7. Extensions, Theoretical Advances, and Practical Implications

Subsequent work demonstrates further generalization:

KAN-based networks: TSKANMixer (Hong et al., 25 Feb 2025) incorporates Kolmogorov–Arnold Networks (KANs), replacing standard MLPs with learnable spline-based non-linearities:

$f(x) = \sum_{j=1}^{2n+1} \Phi_j \left( \sum_{i=1}^n \phi_{j,i}(x_i) \right)$

Empirical results show improved mean squared error (up to 19% relative reduction) and mean absolute error, though at notable computational cost.

Gating and hierarchical mixtures: In vision diffusion models, the TimeStep Master (TSM) paradigm (Zhuang et al., 10 Mar 2025) fosters LoRA experts per timestep interval and assembles them into an asymmetrical mixture, leveraging fine-grained gating:

$\Theta + \Delta\Theta_{total} = \Theta + B_{i_1}A_{i_1} + \sum_{j=2}^m \mathcal{G}_j(z_t, t) \cdot (B_{i_j}A_{i_j})$

This enables core-context collaboration and dynamic adaptation to multi-scale noise, driving state-of-the-art results for domain adaptation and distillation.

A plausible implication is that mixing—along temporal, feature, resolution, or channel axes—serves as a general and highly effective principle for scalable representation learning, interpretable modeling, augmentation, and transfer in time series, especially when combined with hierarchical, patch-based, or context-aware designs.

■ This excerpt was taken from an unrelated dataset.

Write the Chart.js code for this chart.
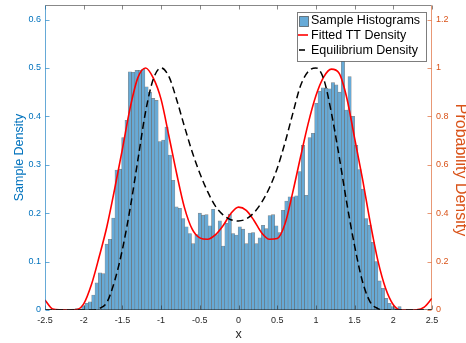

Model/Technique	Key Principle	Domain/Task
TSMixer (Chen et al., 2023)	Alternating MLP mixing (time, feature)	Multivariate TS forecasting
PatchTSMixer (Ekambaram et al., 2023)	Patch-based mixing + reconciliation heads	Multivariate, foundation models
TTM (Ekambaram et al., 8 Jan 2024)	Lightweight, multi-level adaptive patching	Zero-/few-shot TS transfer
TimeMixer++ (Wang et al., 21 Oct 2024)	Multi-scale/resolution mixing, 2D imaging	Universal TS analytics
IMTS-Mixer (Klötergens et al., 17 Feb 2025)	Mixer blocks for irregular TS	Irregular multivariate
MTS-UNMixers (Zhu et al., 26 Nov 2024)	Dual unmixing, explicit mapping	Interpretable forecasting
TSKANMixer (Hong et al., 25 Feb 2025)	KAN-based spline mixing	Nonlinear TS forecasting
Chronos+TSMixup (Ansari et al., 12 Mar 2024)	Sequence mixup augmentation	Universal probabilistic TS
TimeStep Master (Zhuang et al., 10 Mar 2025)	Multi-scale LoRA expert mixture	Diffusion model fine-tuning

TSMix, encompassing both modular mixer architectures and generic data augmentation techniques, defines a class of models and strategies that are especially well-suited for scalable, interpretable, and robust time series modeling across diverse input regularities, resolutions, and downstream tasks.